Il protagonista assume una funzione importante all’interno del movimento di liberazione come reclutatore di partigiani, nonostante fosse un ufficiale dell’Aeronautica. Questo doppio ruolo è interessante e stimolante: grazie ai rapporti con un ex ufficiale dell’esercito divenuto partigiano diventa un’importante “selezionatore” di militari pronti a combattere per liberare Firenze e l’Italia dai tedeschi. Viene descritta con particolare amarezza, rabbia e quasi revisionismo storico la reazione dei partigiani nei confronti degli italiani, loro concittadini, che avevano appoggiato il regime fascista o che erano sospettati di aver appoggiato il regime. Sono duramente attaccate dall’autore le esecuzioni sommarie compiute ed è raccontato un episodio, di cui è stato protagonista, nel quale racconta come abbia salvato molte persone dalla quasi certa fucilazione, compreso lui stesso. Insieme all’ultima parte dedicata alla deportazione e alla prigionia politica, questa è sicuramente quella descritta meglio, con grande realismo, nella quale il lettore non può che essere coinvolto.
Altro momento e periodo importante all’interno dei ricordi è l’ultima parte caratterizzata dall’assenza dell’amore, di figure femminili rimpiazzate dal dolore e dalla sofferenza della prigionia come appunto prigioniero di guerra: qui c’è solo sofferenza, tristezza e rabbia per un’ingiustizia che si sta vivendo.
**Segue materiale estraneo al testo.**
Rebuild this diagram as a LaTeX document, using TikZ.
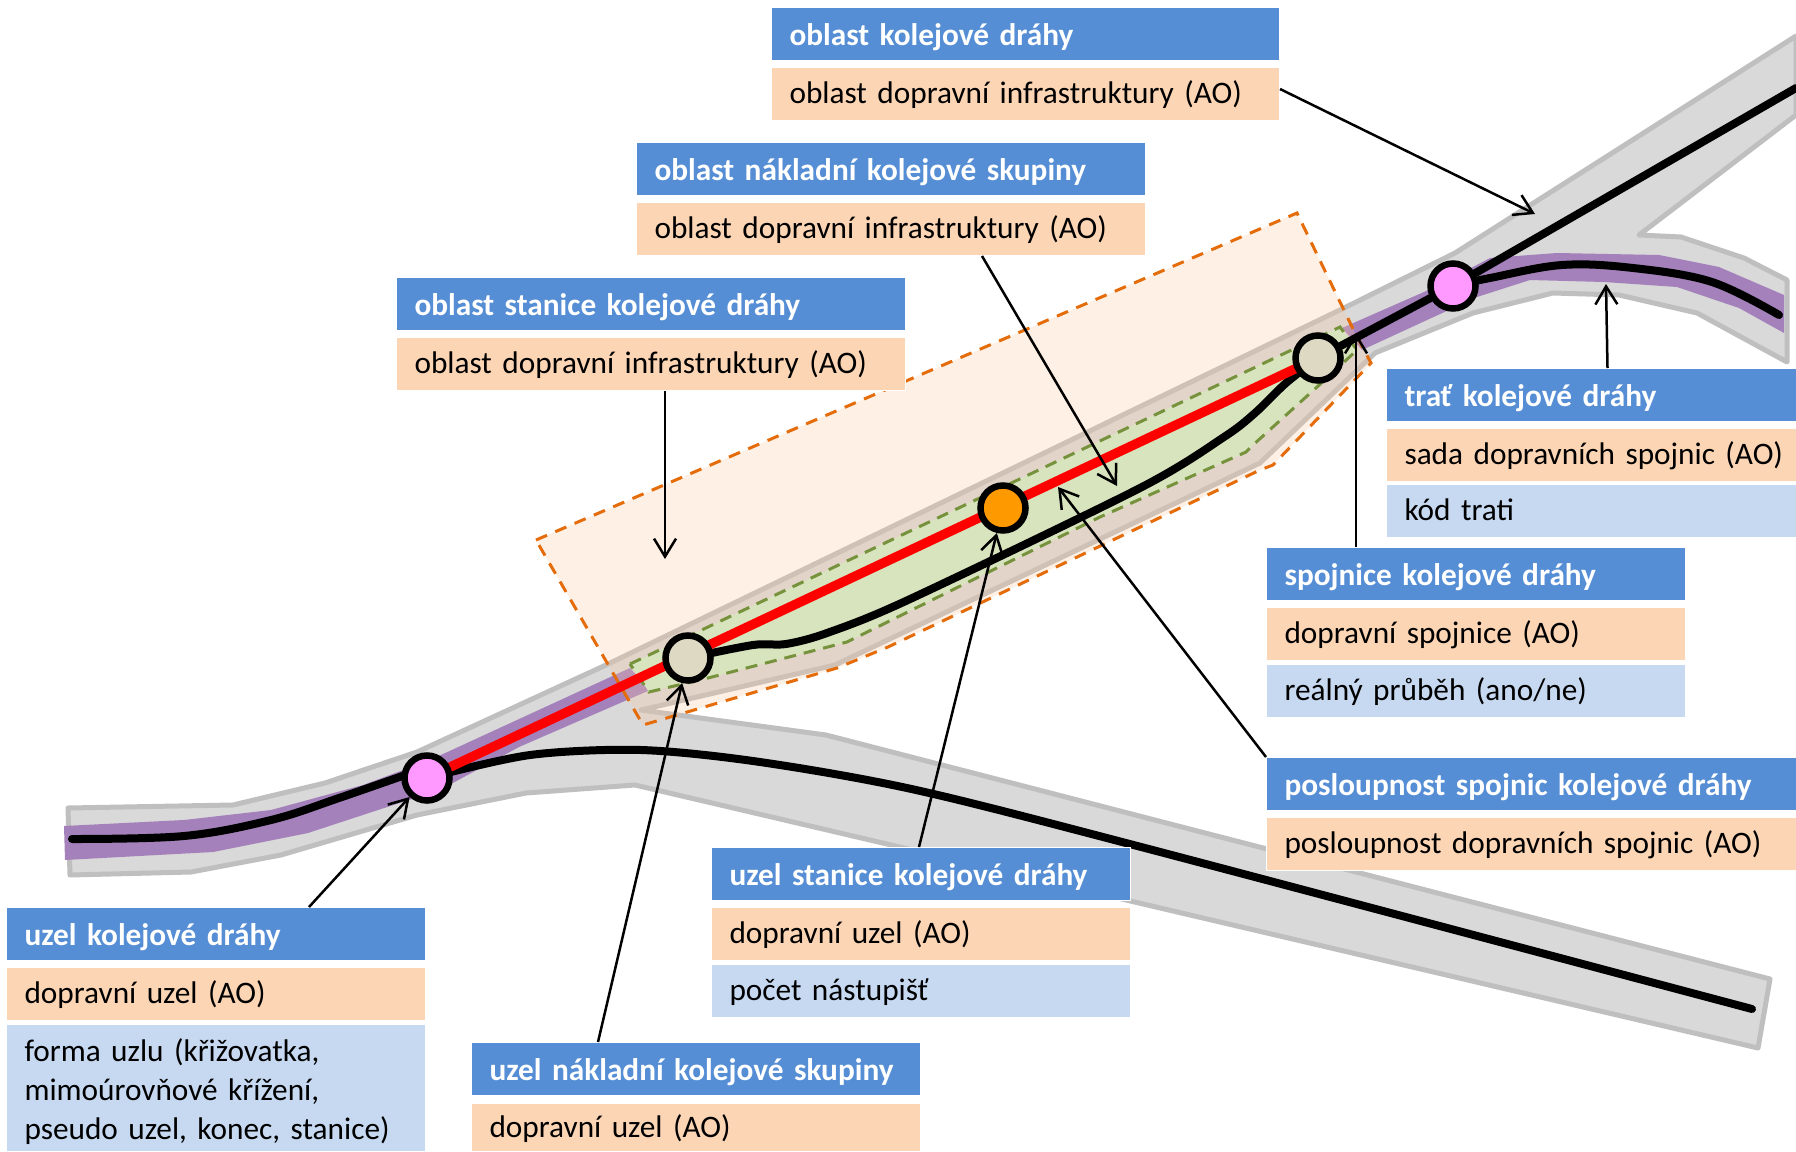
\documentclass[tikz,border=0pt]{standalone}
\usepackage{fontspec}
\setmainfont{Carlito}[WordSpace=0.8]
\usetikzlibrary{positioning,arrows.meta}
\definecolor{headblue}{HTML}{558ED5}
\definecolor{aoorange}{HTML}{FCD5B5}
\definecolor{attrblue}{HTML}{C6D9F1}
\definecolor{corridor}{HTML}{D9D9D9}
\definecolor{corridoredge}{HTML}{BFBFBF}
\definecolor{trackpurple}{HTML}{A481BB}
\definecolor{areatint}{HTML}{FAC99F}
\definecolor{areaedge}{HTML}{E46C0A}
\definecolor{freightfill}{HTML}{D8E4BD}
\definecolor{freightedge}{HTML}{76923C}
\definecolor{junctionpink}{HTML}{FF99FF}
\definecolor{junctionbeige}{HTML}{DDD9C3}
\definecolor{junctionorange}{HTML}{FF9900}
\tikzset{
  labelbox/.style={anchor=north west, rectangle, draw=white, line width=1, inner xsep=18, inner ysep=0, align=left,
    text width=#1-36, minimum height=53, text height=25, text depth=6, font=\fontsize{31.3}{39}\selectfont},
  headbox/.style={labelbox=#1, fill=headblue, text=white, text height=27, text depth=4, font=\fontsize{31.3}{39}\selectfont\bfseries},
  aobox/.style={labelbox=#1, fill=aoorange},
  attrbox/.style={labelbox=#1, fill=attrblue},
  pointer/.style={line width=2.5, -{Straight Barb[length=18,width=22,line width=2.5]}},
  trackline/.style={line width=8, line cap=round, line join=round},
  junction/.style={circle, draw=black, line width=6.5, minimum size=45, inner sep=0},
}
\begin{document}
\begin{tikzpicture}[x=1pt, y=-1pt]
  \useasboundingbox (0,0) rectangle (1796,1151);
  \coordinate (pinkwest)  at (427,778);
  \coordinate (beigewest) at (688,658);
  \coordinate (stanice)   at (1003,508);
  \coordinate (beigeeast) at (1318,358);
  \coordinate (pinkeast)  at (1453,286);
  \coordinate (stanicetip) at (665,559);
  \coordinate (oblasttip)  at (1535,214);
  \coordinate (skupinatip) at (1117,486);
  \coordinate (trattip)    at (1606,284);
  \coordinate (spojtip)    at (1356,333);
  \coordinate (sledtip)    at (1058,487);
  % corridor
  \filldraw[fill=corridor, draw=corridoredge, line width=5, line join=round]
    (68,808) -- (233,805) -- (325,783) -- (417,752) -- (606,665) -- (1344,308) -- (1455,253) -- (1796,36)
    -- (1796,115) -- (1639,235) -- (1681,237) -- (1744,258) -- (1787,280) -- (1787,362) -- (1697,313)
    -- (1619,295) -- (1553,293) -- (1473,313) -- (1375,353) -- (1260,463) -- (835,665) -- (641,710)
    -- (826,735) -- (1770,979) -- (1758,1048) -- (635,785) -- (526,793) -- (417,815) -- (281,855)
    -- (191,872) -- (70,875) -- cycle;
  % purple bands
  \fill[trackpurple] (64,826) -- (184,820) -- (271,810) -- (363,785) -- (430,760) -- (630,668) -- (650,690)
    -- (519,747) -- (440,790) -- (378,810) -- (308,833) -- (213,852) -- (65,860) -- cycle;
  \fill[trackpurple] (1342,328) -- (1433,288) -- (1490,258) -- (1557,253) -- (1659,255) -- (1719,267) -- (1784,295)
    -- (1784,333) -- (1739,308) -- (1677,287) -- (1604,282) -- (1530,280) -- (1477,297) -- (1362,350) -- cycle;
  % station area
  \fill[areatint, opacity=0.28] (536,540) -- (1297,213) -- (1355,333) -- (1371,363) -- (1273,465) -- (1260,470)
    -- (888,647) -- (837,668) -- (643,725) -- cycle;
  \draw[areaedge, line width=3, dash pattern=on 12 off 9] (536,540) -- (1297,213) -- (1355,333) -- (1371,363)
    -- (1273,465) -- (1260,470) -- (888,647) -- (837,668) -- (643,725) -- cycle;
  % freight group
  \filldraw[fill=freightfill, draw=freightedge, line width=3, dash pattern=on 12 off 8]
    (630,664) -- (1340,327) -- (1357,350) -- (1317,387) -- (1253,445) -- (1246,452) -- (1100,517) -- (847,642)
    -- (708,678) -- (649,692) -- cycle;
  % tracks
  \draw[trackline] plot[smooth, tension=0.6] coordinates {(72,839) (184,836) (271,820) (339,798) (425,768)};
  \draw[trackline] plot[smooth, tension=0.5] coordinates {(pinkwest) (530,755) (641,750) (760,762) (916,790) (1145,848) (1752,1009)};
  \draw[trackline] plot[smooth, tension=0.5] coordinates {(beigewest) (753,645) (786,644) (827,633) (908,600) (1140,488) (1224,437) (1255,413) (1286,383) (beigeeast)};
  \draw[trackline, red, line width=9.5, line cap=butt] (pinkwest) -- (beigeeast);
  \draw[trackline] (beigeeast) -- (pinkeast) -- (1796,88);
  \draw[trackline] plot[smooth, tension=0.6] coordinates {(pinkeast) (1490,278) (1562,265) (1633,268) (1712,282) (1779,315)};
  % junctions
  \node[junction, fill=junctionpink]   (uzelwest) at (pinkwest) {};
  \node[junction, fill=junctionbeige]  (skupwest) at (beigewest) {};
  \node[junction, fill=junctionorange] (stanuzel) at (stanice) {};
  \node[junction, fill=junctionbeige]  (skupeast) at (beigeeast) {};
  \node[junction, fill=junctionpink]   (uzeleast) at (pinkeast) {};
  % labels
  \node[headbox=508] (oblasthead) at (771,7)   {oblast kolejové dráhy};
  \node[aobox=508]   (oblastao)   at (771,67)  {oblast dopravní infrastruktury (AO)};
  \node[headbox=509] (skupinahead) at (636,142) {oblast nákladní kolejové skupiny};
  \node[aobox=509]   (skupinaao)   at (636,202) {oblast dopravní infrastruktury (AO)};
  \node[headbox=509] (stanicehead) at (396,277) {oblast stanice kolejové dráhy};
  \node[aobox=509]   (staniceao)   at (396,337) {oblast dopravní infrastruktury (AO)};
  \node[headbox=410] (trathead) at (1386,368) {trať kolejové dráhy};
  \node[aobox=410]   (tratao)   at (1386,428) {\mbox{sada dopravních spojnic (AO)}};
  \node[attrbox=410] (tratkod)  at (1386,484) {kód trati};
  \node[headbox=419] (spojhead) at (1266,547) {spojnice kolejové dráhy};
  \node[aobox=419]   (spojao)   at (1266,607) {dopravní spojnice (AO)};
  \node[attrbox=419] (spojreal) at (1266,664) {reálný průběh (ano/ne)};
  \node[headbox=530] (sledhead) at (1266,757) {posloupnost spojnic kolejové dráhy};
  \node[aobox=530]   (sledao)   at (1266,817) {posloupnost dopravních spojnic (AO)};
  \node[headbox=419] (uzelsthead) at (711,847) {uzel stanice kolejové dráhy};
  \node[aobox=419]   (uzelstao)   at (711,907) {dopravní uzel (AO)};
  \node[attrbox=419] (uzelstpocet) at (711,964) {počet nástupišť};
  \node[headbox=419] (uzelhead) at (6,907)  {uzel kolejové dráhy};
  \node[aobox=419]   (uzelao)   at (6,967)  {dopravní uzel (AO)};
  \node[attrbox=419, minimum height=127, text height=31, text depth=] (uzelforma) at (6,1024)
    {forma uzlu (křižovatka,\\ mimoúrovňové křížení,\\ pseudo uzel, konec, stanice)};
  \node[headbox=449] (nakladhead) at (471,1042) {\mbox{uzel nákladní kolejové skupiny}};
  \node[aobox=449, minimum height=48] (nakladao) at (471,1103) {dopravní uzel (AO)};
  % pointers
  \draw[pointer] ([yshift=5]oblastao.east) -- (oblasttip);
  \draw[pointer] ([xshift=91]skupinaao.south) -- (skupinatip);
  \draw[pointer] ([xshift=14]staniceao.south) -- (stanicetip);
  \draw[pointer] ([xshift=16]trathead.north) -- (trattip);
  \draw[pointer] ([xshift=-120]spojhead.north) -- (spojtip);
  \draw[pointer] (sledhead.north west) -- (sledtip);
  \draw[pointer] ([xshift=-2]uzelsthead.north) -- (stanuzel);
  \draw[pointer] ([xshift=-98]nakladhead.north) -- (skupwest);
  \draw[pointer] ([xshift=93]uzelhead.north) -- (uzelwest);
\end{tikzpicture}
\end{document}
Ritengo sia importante sottolineare le considerazioni di amarezza e tristezza espresse dall’autore per la ferocia con cui è trattato da italiani suoi concittadini e tutto è dominato da un senso di sconfitta e non si capacita del fatto che possano esprimere sentimenti così forti e violenti verso di lui che alla fine dei conti aveva arruolato partigiani ed era stato fatto prigioniero politico perché giudicato erroneamente ufficiale della R.S.I.
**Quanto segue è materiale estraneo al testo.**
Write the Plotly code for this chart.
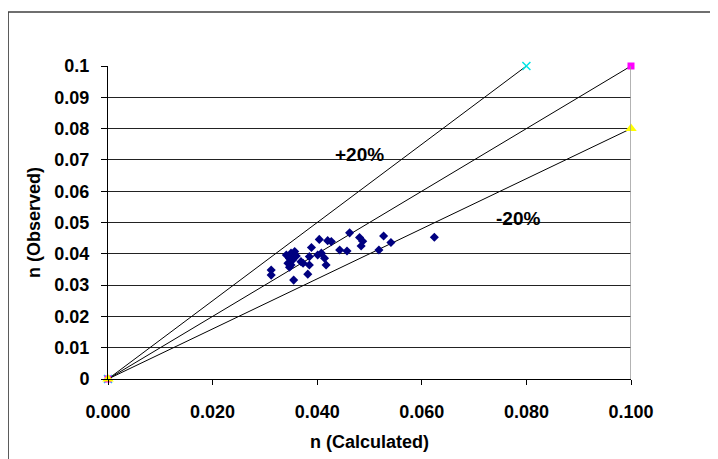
import plotly.graph_objects as go

# Data
calc = [0.0312, 0.0312, 0.0341, 0.0347, 0.0350, 0.0357, 0.0360, 0.0344, 0.0350, 0.0347,
        0.0355, 0.0369, 0.0373, 0.0382, 0.0385, 0.0389, 0.0385, 0.0401, 0.0408, 0.0414,
        0.0417, 0.0404, 0.0420, 0.0427, 0.0443, 0.0457, 0.0462, 0.0481, 0.0487, 0.0484,
        0.0518, 0.0527, 0.0541, 0.0624, 0.0353]
obs = [0.0348, 0.0332, 0.0396, 0.0385, 0.0402, 0.0407, 0.0393, 0.0370, 0.0364, 0.0357,
       0.0316, 0.0375, 0.0370, 0.0335, 0.0391, 0.0420, 0.0364, 0.0396, 0.0402, 0.0386,
       0.0364, 0.0446, 0.0442, 0.0439, 0.0412, 0.0409, 0.0467, 0.0452, 0.0440, 0.0425,
       0.0412, 0.0457, 0.0436, 0.0453, 0.0380]

plus_x = [0.0, 0.08]
plus_y = [0.0, 0.1]
equal_x = [0.0, 0.1]
equal_y = [0.0, 0.1]
minus_x = [0.0, 0.1]
minus_y = [0.0, 0.08]

x_ticks = [0.0, 0.02, 0.04, 0.06, 0.08, 0.1]
y_ticks = [0.0, 0.01, 0.02, 0.03, 0.04, 0.05, 0.06, 0.07, 0.08, 0.09, 0.1]
y_tick_text = ["0", "0.01", "0.02", "0.03", "0.04", "0.05", "0.06", "0.07", "0.08", "0.09", "0.1"]

FONT = "Liberation Sans, Arial, sans-serif"

fig = go.Figure()
fig.add_trace(go.Scatter(x=plus_x, y=plus_y, mode="lines+markers", cliponaxis=False,
                         line=dict(color="black", width=1),
                         marker=dict(symbol="x-thin", size=8, color="#00FFFF",
                                     line=dict(color="#00E5E5", width=1.5))))
fig.add_trace(go.Scatter(x=equal_x, y=equal_y, mode="lines+markers", cliponaxis=False,
                         line=dict(color="black", width=1),
                         marker=dict(symbol="square", size=7, color="#FF00FF")))
fig.add_trace(go.Scatter(x=minus_x, y=minus_y, mode="lines+markers", cliponaxis=False,
                         line=dict(color="black", width=1),
                         marker=dict(symbol="triangle-up", size=10, color="#FFFF00")))
fig.add_trace(go.Scatter(x=calc, y=obs, mode="markers", cliponaxis=False,
                         marker=dict(symbol="diamond", size=7, color="#000080")))

fig.add_annotation(x=0.0481, y=0.0716, text="+20%", showarrow=False,
                   font=dict(family=FONT, size=19, color="black", weight="bold"))
fig.add_annotation(x=0.0783, y=0.0514, text="-20%", showarrow=False,
                   font=dict(family=FONT, size=19, color="black", weight="bold"))

# plot-area right border
fig.add_shape(type="line", xref="x", yref="y", x0=0.1, x1=0.1, y0=0, y1=0.1,
              line=dict(color="#9a9a9a", width=1.5))
# outer chart border
fig.add_shape(type="rect", xref="paper", yref="paper", x0=-0.191, x1=1.25,
              y0=-0.35, y1=1.1725, line=dict(color="#404040", width=1.5))

fig.update_xaxes(range=[0, 0.1], tickvals=x_ticks, tickformat=".3f",
                 showgrid=False, zeroline=False, showline=True, linecolor="black", linewidth=1,
                 ticks="outside", ticklen=5, tickcolor="black", ticklabelstandoff=11,
                 tickfont=dict(family=FONT, size=18, color="black", weight="bold"),
                 title=dict(text="n (Calculated)", standoff=14,
                            font=dict(family=FONT, size=18, color="black", weight="bold")))
fig.update_yaxes(range=[0, 0.1], tickvals=y_ticks, ticktext=y_tick_text,
                 showgrid=True, gridcolor="#222222", gridwidth=1.2,
                 zeroline=False, showline=True, linecolor="black", linewidth=1,
                 ticks="outside", ticklen=6, tickcolor="black", ticklabelstandoff=8,
                 tickfont=dict(family=FONT, size=18, color="black", weight="bold"),
                 title=dict(text="n (Observed)", standoff=9,
                            font=dict(family=FONT, size=18, color="black", weight="bold")))

fig.update_layout(width=718, height=459, showlegend=False,
                  margin=dict(l=100, r=95, t=58, b=88, autoexpand=False),
                  paper_bgcolor="white", plot_bgcolor="white")

fig.write_html("out.html")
La deportazione, il campo di concentramento e le condizioni disumane in cui è stato costretto il protagonista non possono che annullare, annientare qualsiasi possibilità di amare, di avere rapporti sessuali: è l’unico periodo temporale di tutti i ricordi dove non compare la figura di una donna amata e la figura maschile appare con forza in figure negative come quelle di soldati che fanno violenza psicologica e figure amiche e solidali come quelle dei compagni di tragedia, prigionieri politici anche loro.
Altre figure importanti che compaiono nei ricordi sono i preti e le suore anche alla luce dell’ultima postilla fortemente critica con la Chiesa Cattolica. Interessanti sono la figura di Don Leone e dell’Arciprete presenti a Sondrio che in qualche modo rappresentano due modi di rapportarsi, di vivere la fede e di svolgere la loro missione: se da una parte c’è il prete alla portata di tutti, sempre presente, con una parola di conforto e sempre disponibile ad aiutare, dall’altra c’è il prete distante, come se fosse l’autorità ieratica e lui stesso la divinità da adorare, che fa parte delle gerarchie e inavvicinabile. Messi a confronto si mettono in evidenza quelle differenze e contraddizioni più ampiamente descritte nella postilla finale.
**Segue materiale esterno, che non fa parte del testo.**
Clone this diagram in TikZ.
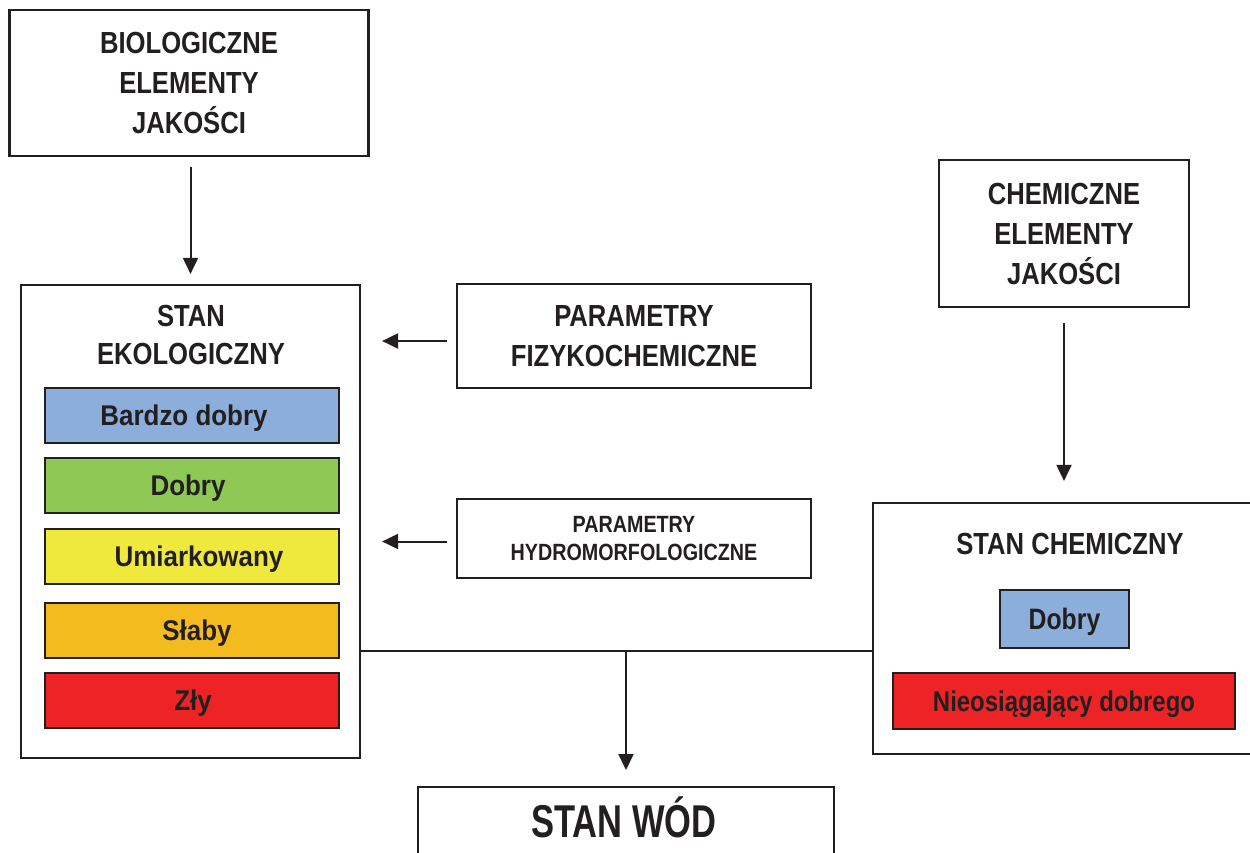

Nella descrizione e trattazione dei componenti della famiglia spicca, oltre alla sorella Lidia, quella della zia Ninetta. Sembra che la zia assolva il ruolo della madre, è lei la vera madre, quella che ha tutte le attenzioni, che si accorge di quando le cose non vanno e che in qualche modo regge l’equilibrio familiare. È adorata da tutti, tutti sanno che possono fare affidamento su di lei, è in qualche modo insostituibile. Ma quando deve tornare dalla sua famiglia, altro elemento di forte distacco, cambiamento, non sembra che da parte del protagonista in fin dei conti ci siano tutte queste negative conseguenze. Per tornare a un elemento che è già stato trattato, non sembra mai, in nessuna circostanza, che il protagonista soffra più di tanto per un amore cui deve rinunciare, un affetto familiare da cui si deve allontanare.
Filippo Zagni
[1][1] Archiloco, poeta greco di epoca arcaica coniò il linguaggio amoroso, desumendolo dal vocabolario bellico. A partire dalla sua produzione vennero utilizzati termini guerreschi anche in campo amoroso.